I've gone around my entire life, afraid of what other people would think of me. I wondered if I was liked. I was afraid that I wouldn't be accepted. I did everything that I had to to fit in. Then one day I looked up and realized that not only did I not fit in, I could no longer see myself. I had manipulated my image: bought the right clothes, listened to the right music, hung out with the right people and still I wasn't accepted. I didn't like myself very much. I didn't understand myself. I didn't know myself. I had spent so long assimilating myself to what other people liked that I didn't know what it was that I liked. Then one day my spanish TA suggested that I apply for the study abroad program. I don't know why, but packing my bags and going to a country that spoke a language I didn't know well at the time, a place where I knew no one and no one knew me sounded right. I applied and I was denied. Suddenly people I didn't even know knew me were writing letters to the coordinator of the program and she reviewed my file and let me in. She told me that I was denied because I didn't seem like I would fit with the group and I may have a hard time. I didn't know why she would think that, until I got to Mexico and met my fellow foreign exchange students. They were rich, spoiled, self-centered, self-involved and they had no intention of allowing me into their clique. For the very first time in my life I was alone. I didn't even have a group of misfits to fall back into as I had for so many years. I was miserable for my first few weeks. I had no one to keep me company but myself. I had nothing to do but think and write in my journal. I was forced to get to know me. I learned a lot in those 6 months. Besides Spanish, I learned that I'm stronger than I ever gave myself credit for. I learned that I'm a beautiful person, inside and out. I learned that I don't have to fit into their box, because being myself makes me happier and attracts people to me that I actually enjoy spending time with. Since that experience, I revel in my differences.

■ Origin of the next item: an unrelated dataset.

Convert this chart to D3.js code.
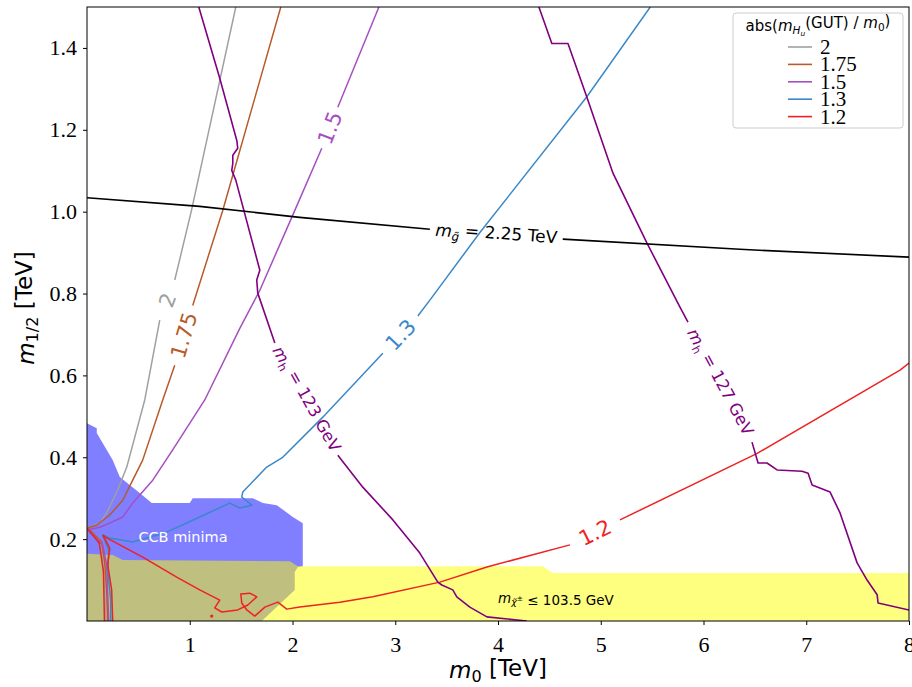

I started thinking about all of this because I find myself in this situation again. I'm faced with trying to fit into a group that I obviously do not or standing out and dealing with the ridicule. I'm not sure these are the kind of people I want to fit with. But I'm intrigued to know what I could learn from them. I wonder how I will fare if I throw myself into the snake pit. It's not that they are bad people, but they make me feel uneasy. They (like the spoiled white kids in Mexico) are doing everything in their power to make me feel unwanted. Part of me wants them to know that I don't shrink from personal challenges. Part of me wants to see where the good lies in them. Mexico didn't break me like that coordinator thought it would. Mexico made me who I am today. I guess I should see what this experience will reveal to me.